## REQUEST
Filter the listing and keep only the lines with the word "this".

Figure scripts:
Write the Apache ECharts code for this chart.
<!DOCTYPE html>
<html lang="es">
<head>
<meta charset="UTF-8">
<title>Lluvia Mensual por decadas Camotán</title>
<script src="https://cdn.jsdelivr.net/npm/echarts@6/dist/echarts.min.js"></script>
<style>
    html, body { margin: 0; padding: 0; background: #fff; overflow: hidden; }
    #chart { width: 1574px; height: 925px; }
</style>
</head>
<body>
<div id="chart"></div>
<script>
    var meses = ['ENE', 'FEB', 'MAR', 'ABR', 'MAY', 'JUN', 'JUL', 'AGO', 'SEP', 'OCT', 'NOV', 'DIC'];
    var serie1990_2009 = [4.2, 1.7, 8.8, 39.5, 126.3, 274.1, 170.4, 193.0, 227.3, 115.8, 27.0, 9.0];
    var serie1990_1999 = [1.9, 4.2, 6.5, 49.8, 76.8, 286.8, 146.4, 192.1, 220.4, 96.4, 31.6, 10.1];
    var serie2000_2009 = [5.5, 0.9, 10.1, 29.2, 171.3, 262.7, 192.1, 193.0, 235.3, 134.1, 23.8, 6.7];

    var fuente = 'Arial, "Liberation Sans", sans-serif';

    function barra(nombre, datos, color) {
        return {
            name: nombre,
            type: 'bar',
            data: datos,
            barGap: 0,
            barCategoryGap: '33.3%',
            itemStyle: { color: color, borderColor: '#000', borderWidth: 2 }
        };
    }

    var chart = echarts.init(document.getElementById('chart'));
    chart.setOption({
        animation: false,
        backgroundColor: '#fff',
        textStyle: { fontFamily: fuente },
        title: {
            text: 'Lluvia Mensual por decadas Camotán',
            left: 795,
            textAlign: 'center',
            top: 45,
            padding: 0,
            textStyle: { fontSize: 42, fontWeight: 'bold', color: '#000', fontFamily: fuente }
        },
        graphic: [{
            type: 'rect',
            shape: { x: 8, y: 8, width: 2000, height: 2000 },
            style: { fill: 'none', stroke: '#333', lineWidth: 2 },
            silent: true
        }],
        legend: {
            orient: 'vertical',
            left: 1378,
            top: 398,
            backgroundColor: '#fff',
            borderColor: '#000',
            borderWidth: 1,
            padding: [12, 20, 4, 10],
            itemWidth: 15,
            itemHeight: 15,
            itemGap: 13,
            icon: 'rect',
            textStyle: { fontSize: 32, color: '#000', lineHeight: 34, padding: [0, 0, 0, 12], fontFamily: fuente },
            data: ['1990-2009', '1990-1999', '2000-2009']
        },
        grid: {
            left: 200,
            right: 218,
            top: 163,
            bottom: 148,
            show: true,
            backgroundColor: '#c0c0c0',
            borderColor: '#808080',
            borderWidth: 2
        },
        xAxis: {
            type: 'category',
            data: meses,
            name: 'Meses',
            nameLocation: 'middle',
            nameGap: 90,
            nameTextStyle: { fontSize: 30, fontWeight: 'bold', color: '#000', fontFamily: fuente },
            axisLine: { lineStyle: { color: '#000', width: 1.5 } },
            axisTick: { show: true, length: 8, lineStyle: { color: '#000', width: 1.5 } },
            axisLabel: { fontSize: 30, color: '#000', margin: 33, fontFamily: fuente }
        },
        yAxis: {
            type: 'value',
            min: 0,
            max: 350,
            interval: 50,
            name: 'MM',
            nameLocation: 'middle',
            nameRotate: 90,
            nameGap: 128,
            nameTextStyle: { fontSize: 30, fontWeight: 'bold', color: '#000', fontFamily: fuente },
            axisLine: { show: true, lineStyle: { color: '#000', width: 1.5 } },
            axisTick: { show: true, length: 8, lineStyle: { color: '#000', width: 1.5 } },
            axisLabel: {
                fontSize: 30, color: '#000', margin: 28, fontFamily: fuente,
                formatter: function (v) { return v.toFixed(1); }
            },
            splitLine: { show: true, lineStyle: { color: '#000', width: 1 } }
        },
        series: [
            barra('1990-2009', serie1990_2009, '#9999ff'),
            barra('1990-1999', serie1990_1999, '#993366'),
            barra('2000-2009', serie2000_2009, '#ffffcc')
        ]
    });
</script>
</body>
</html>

...

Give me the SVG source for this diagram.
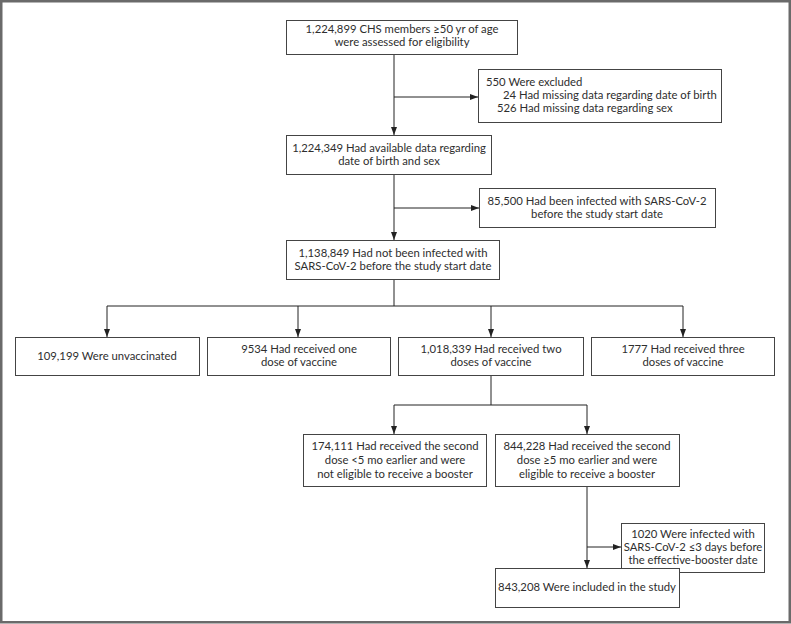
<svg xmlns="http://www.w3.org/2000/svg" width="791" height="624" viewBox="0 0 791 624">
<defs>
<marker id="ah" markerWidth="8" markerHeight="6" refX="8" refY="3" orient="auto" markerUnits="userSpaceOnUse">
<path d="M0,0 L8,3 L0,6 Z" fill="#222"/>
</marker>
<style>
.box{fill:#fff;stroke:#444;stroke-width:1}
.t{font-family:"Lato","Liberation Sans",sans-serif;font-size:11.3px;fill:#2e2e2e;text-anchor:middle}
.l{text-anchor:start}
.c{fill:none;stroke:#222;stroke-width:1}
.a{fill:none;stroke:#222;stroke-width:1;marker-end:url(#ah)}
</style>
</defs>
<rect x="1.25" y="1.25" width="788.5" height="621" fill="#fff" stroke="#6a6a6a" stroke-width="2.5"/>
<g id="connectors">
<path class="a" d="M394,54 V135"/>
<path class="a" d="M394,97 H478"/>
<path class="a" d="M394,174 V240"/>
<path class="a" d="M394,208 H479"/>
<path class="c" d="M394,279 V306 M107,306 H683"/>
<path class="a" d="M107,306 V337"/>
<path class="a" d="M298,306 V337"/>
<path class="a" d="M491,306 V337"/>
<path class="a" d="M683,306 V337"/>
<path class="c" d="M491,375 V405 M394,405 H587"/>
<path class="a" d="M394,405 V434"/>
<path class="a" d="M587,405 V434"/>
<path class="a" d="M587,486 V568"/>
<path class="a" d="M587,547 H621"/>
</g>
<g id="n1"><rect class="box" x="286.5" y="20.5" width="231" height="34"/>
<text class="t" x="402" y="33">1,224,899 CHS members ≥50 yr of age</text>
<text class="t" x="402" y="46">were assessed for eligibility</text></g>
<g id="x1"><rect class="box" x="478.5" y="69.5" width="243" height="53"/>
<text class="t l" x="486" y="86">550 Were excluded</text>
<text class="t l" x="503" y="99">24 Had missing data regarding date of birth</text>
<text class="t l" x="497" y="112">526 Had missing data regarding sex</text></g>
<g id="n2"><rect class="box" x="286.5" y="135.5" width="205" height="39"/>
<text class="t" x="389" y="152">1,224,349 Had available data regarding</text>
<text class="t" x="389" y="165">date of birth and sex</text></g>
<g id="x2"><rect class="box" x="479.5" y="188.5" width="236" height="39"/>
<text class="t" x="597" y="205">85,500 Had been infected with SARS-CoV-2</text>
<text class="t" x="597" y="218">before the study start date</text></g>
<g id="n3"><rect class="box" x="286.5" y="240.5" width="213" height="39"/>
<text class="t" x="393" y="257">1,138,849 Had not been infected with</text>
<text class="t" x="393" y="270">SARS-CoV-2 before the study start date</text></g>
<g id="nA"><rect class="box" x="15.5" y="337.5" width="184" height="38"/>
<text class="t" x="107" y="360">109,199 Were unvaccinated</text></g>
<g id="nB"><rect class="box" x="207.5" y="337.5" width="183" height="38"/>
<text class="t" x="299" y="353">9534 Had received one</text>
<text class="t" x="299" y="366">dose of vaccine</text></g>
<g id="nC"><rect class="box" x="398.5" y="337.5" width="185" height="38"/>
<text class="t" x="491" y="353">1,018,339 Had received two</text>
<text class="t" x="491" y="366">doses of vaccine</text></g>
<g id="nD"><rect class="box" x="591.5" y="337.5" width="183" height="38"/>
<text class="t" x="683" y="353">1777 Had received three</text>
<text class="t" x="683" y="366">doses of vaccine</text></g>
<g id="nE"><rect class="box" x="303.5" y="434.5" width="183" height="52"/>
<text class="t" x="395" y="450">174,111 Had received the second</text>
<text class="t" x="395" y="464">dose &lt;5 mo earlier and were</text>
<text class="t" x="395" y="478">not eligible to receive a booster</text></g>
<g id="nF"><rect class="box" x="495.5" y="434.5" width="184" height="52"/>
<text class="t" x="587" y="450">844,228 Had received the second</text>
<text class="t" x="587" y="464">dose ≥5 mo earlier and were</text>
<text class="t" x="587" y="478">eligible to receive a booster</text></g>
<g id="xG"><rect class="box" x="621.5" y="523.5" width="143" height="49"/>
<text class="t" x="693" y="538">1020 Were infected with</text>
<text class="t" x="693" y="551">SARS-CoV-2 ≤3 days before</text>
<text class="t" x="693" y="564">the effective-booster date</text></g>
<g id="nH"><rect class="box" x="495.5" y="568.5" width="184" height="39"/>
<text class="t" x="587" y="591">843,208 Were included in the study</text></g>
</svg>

## COMPLETED TASK
Write the Apache ECharts code for this chart.
Give me the SVG source for this diagram.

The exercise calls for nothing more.